Producer prices rose the fastest in almost 10 years due to increasing costs of crude oil and agricultural products. The announcement came a day after the Bank of Korea said that economic growth will likely be far less than earlier projected.
“Korea’s economy already peaked and is entering a downward phase,” the Ministry of Strategy and Finance said in a report on the overall economy.
Around the globe, people are protesting and governments are responding with often counterproductive controls on prices and exports - a new politics of scarcity in which ensuring food supplies is becoming a major challenge for the 21st century.
Damaged by severe weather in producing countries and plundered by a boom in demand from fast-developing nations, global wheat stocks are at 30-year lows. Grain prices have been on the rise for five years, ending decades of inexpensive food.
Drought, a declining dollar, a shift of investment money into commodities and use of farm land to grow biofuel crops have all contributed to food woes. But population growth and the growing wealth of China and other emerging countries are likely to be more enduring factors.
World population is set to hit 9 billion by 2050, and most of the extra 2.5 billion people will live in the developing world. It is in these countries that the population is demanding dairy and meat, which require more land to produce.

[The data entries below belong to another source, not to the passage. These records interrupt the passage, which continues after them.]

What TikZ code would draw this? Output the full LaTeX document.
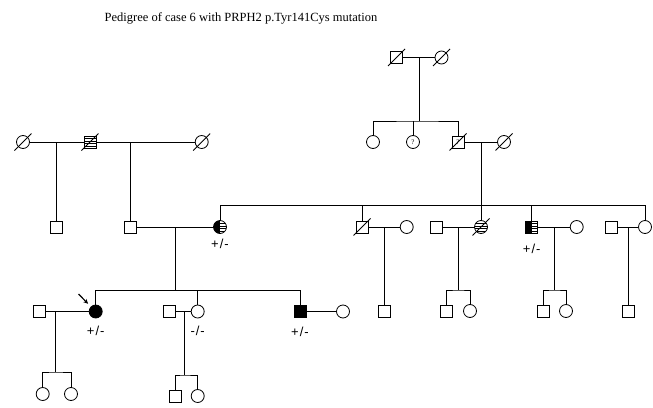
\documentclass[tikz,border=0pt]{standalone}
\usepackage{fontspec}
\setmainfont{Liberation Serif}
\newfontfamily\gtfont{Liberation Sans}
\usetikzlibrary{positioning,arrows.meta}
\newcommand{\stripelines}{%
  \foreach \d in {-3.75,-1.25,1.25,3.75}
    \draw[line width=.5pt] ([yshift=\d pt]path picture bounding box.west)
      -- ([yshift=\d pt]path picture bounding box.east);}
\tikzset{
  male/.style={draw, rectangle, minimum size=12pt, inner sep=0pt},
  female/.style={draw, circle, minimum size=13pt, inner sep=0pt},
  affected/.style={fill=black},
  stripes/.style={path picture={\stripelines}},
  halfaff/.style={path picture={\stripelines
    \fill[black] (path picture bounding box.south west) rectangle (path picture bounding box.north);}},
  unknown/.style={font=\fontsize{7}{7}\selectfont},
  gtype/.style={font=\gtfont\fontsize{13}{13}\selectfont, inner sep=0pt},
}
\newcommand{\het}{+\kern1pt/\kern1pt-}
\begin{document}
\begin{tikzpicture}[x=1pt, y=-1pt, line width=.8pt]
  \useasboundingbox (0,0) rectangle (653,407);
  \node[font=\fontsize{12.5}{14}\selectfont] (title) at (241,18)
    {Pedigree of case 6 with PRPH2 p.Tyr141Cys mutation};
  % generation I
  \node[male]   (gga) at (396.5,57.5) {};
  \node[female] (ggb) at (441.5,57.5) {};
  \node[female] (w1) at (23,142) {};
  \node[male, stripes] (m0) at (90,142) {};
  \node[female] (w2) at (201.7,142) {};
  \node[female] (c1) at (373,142) {};
  \node[female, unknown] (c2) at (413,142) {?};
  \node[male, unknown]   (gf) at (458,142) {?};
  \node[female] (gm) at (504,142) {};
  % generation II
  \node[male]   (lson) at (56,227) {};
  \node[male]   (f)  at (130,227) {};
  \node[female, halfaff] (mo) at (220,227) {};
  \node[male]   (u1) at (362,227) {};
  \node[female] (u1w) at (406.7,227) {};
  \node[male]   (a2h) at (436,227) {};
  \node[female, stripes] (a2) at (481,227) {};
  \node[male, halfaff] (u3) at (531.7,227) {};
  \node[female] (u3w) at (576.7,227) {};
  \node[male]   (a4h) at (611,227) {};
  \node[female] (a4) at (645,227) {};
  % generation III
  \node[male]   (ph) at (39.3,311.5) {};
  \node[female, affected] (p) at (95.7,311.5) {};
  \node[male]   (sish) at (169.3,311.5) {};
  \node[female] (sis) at (197.7,311.5) {};
  \node[male, affected] (bro) at (300,311.5) {};
  \node[female] (brow) at (343,311.5) {};
  \node[male]   (u1s) at (384,311) {};
  \node[male]   (a2s) at (446.7,311) {};
  \node[female] (a2d) at (470,311) {};
  \node[male]   (u3s) at (543,311) {};
  \node[female] (u3d) at (566,311) {};
  \node[male]   (a4s) at (628,311) {};
  % generation IV
  \node[female] (pd1) at (42.7,394) {};
  \node[female] (pd2) at (71,394) {};
  \node[male]   (ss) at (175.7,396) {};
  \node[female] (sd) at (197.7,396) {};

  % deceased
  \foreach \n in {gga,ggb,w1,m0,w2,gf,gm,u1,a2}
    \draw ([shift={(-8.5pt,-8.5pt)}]\n.center) -- ([shift={(8.5pt,8.5pt)}]\n.center);

  % couples and sibships
  \coordinate (k1) at (419,57.5); \coordinate (s1) at (419,121);
  \draw (gga) -- (ggb) (k1) -- (s1);
  \draw (c1.north) |- (s1) -| (gf.north);
  \draw (c2.north) -- (c2 |- s1);

  \coordinate (k2) at (56,142); \coordinate (k3) at (130,142);
  \draw (w1) -- (m0) -- (w2);
  \draw (k2) -- (lson.north) (k3) -- (f.north);

  \coordinate (k5) at (481,142); \coordinate (s5) at (481,205.5);
  \draw (gf) -- (gm) (k5) -- (a2.north);
  \draw (mo.north) |- (s5) -| (a4.north);
  \foreach \n in {u1,u3}
    \draw (\n.north) -- (\n |- s5);

  \coordinate (k4) at (175,227); \coordinate (s4) at (175,290.5);
  \draw (f) -- (mo) (k4) -- (s4);
  \draw (p.north) |- (s4) -| (bro.north);
  \draw (sis.north) -- (sis |- s4);

  \coordinate (k6) at (384,227);
  \draw (u1) -- (u1w) (k6) -- (u1s.north);
  \coordinate (k7) at (458.5,227); \coordinate (s7) at (458.5,290);
  \draw (a2h) -- (a2) (k7) -- (s7);
  \draw (a2s.north) |- (s7) -| (a2d.north);
  \coordinate (k8) at (554.2,227); \coordinate (s8) at (554.2,290);
  \draw (u3) -- (u3w) (k8) -- (s8);
  \draw (u3s.north) |- (s8) -| (u3d.north);
  \coordinate (k9) at (628,227);
  \draw (a4h) -- (a4) (k9) -- (a4s.north);

  \coordinate (k10) at (55,311.5); \coordinate (s10) at (55,372);
  \draw (ph) -- (p) (k10) -- (s10);
  \draw (pd1.north) |- (s10) -| (pd2.north);
  \coordinate (k11) at (184,311.5); \coordinate (s11) at (184,375);
  \draw (sish) -- (sis) (k11) -- (s11);
  \draw (ss.north) |- (s11) -| (sd.north);
  \draw (bro) -- (brow);

  % proband
  \coordinate (pa) at (78.5,294);
  \draw[-{Stealth[length=4.5pt,width=4.5pt]}, line width=1.2pt, shorten >=4pt] (pa) -- (p.north west);

  % genotypes
  \node[gtype, below=5pt of mo] (gmo) {\het};
  \node[gtype, below=10pt of u3] (gu3) {\het};
  \node[gtype, below=7pt of p] (gp) {\het};
  \node[gtype, below=7pt of sis] (gsis) {-\kern1pt/\kern1pt-};
  \node[gtype, below=9pt of bro] (gbro) {\het};
\end{tikzpicture}
\end{document}
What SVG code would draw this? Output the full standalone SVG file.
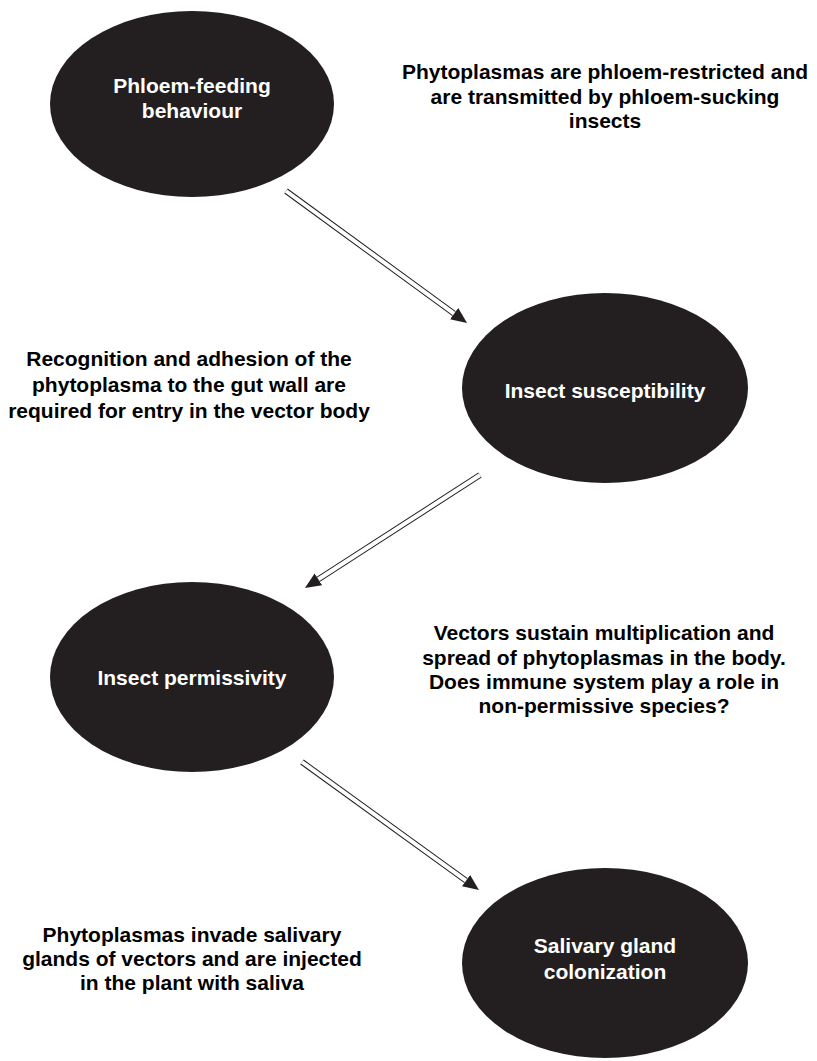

"This is an additional setback for the world economy, at a time when we are already going through major turbulence, but the biggest drama is the impact of higher food prices on the poor," Angel Gurría, head of the Organization for Economic Cooperation and Development, said.
In Gurría's native Mexico, tens of thousands took to the streets last year over the cost of tortillas...
Global food prices... rose 35 percent in the year to the end of January, markedly accelerating an upturn that began, gently at first, in 2002. Since then, prices have risen 65 percent.
In 2007 alone... dairy prices rose nearly 80 percent and grain 42 percent.
"The recent rise in global food commodity prices is more than just a short-term blip," the British research group Chatham House said in January.
"Society will have to decide the value to be placed on food," it added...
...A number of governments, including Egypt, Argentina, Kazakhstan and China, have imposed restrictions to limit grain exports and keep more of their food at home.
..."If one country after the other adopts a 'starve-your-neighbor' policy, then eventually you trade smaller shares of total world production of agricultural products, and that in turn makes the prices more volatile," said Joachim von Braun, director general of the International Food Policy Research Institute in Washington.
In Argentina, a government tax on grain led to a strike by farmers that disrupted grain exports.
Vietnam and India, both major rice exporters, announced further curbs on overseas sales Friday, sending rice higher on U.S. futures markets.
...Waves of discontent are already starting to be felt. Violent protests hit Cameroon and Burkina Faso in February. Protesters rallied in Indonesia recently and media reported deaths by starvation. In the Philippines, fast-food chains were urged to cut rice portions to counter a surge in prices.
Trade Minister Kamal Nath of India said Monday that the government was looking to cut duties on food items to rein in rising prices.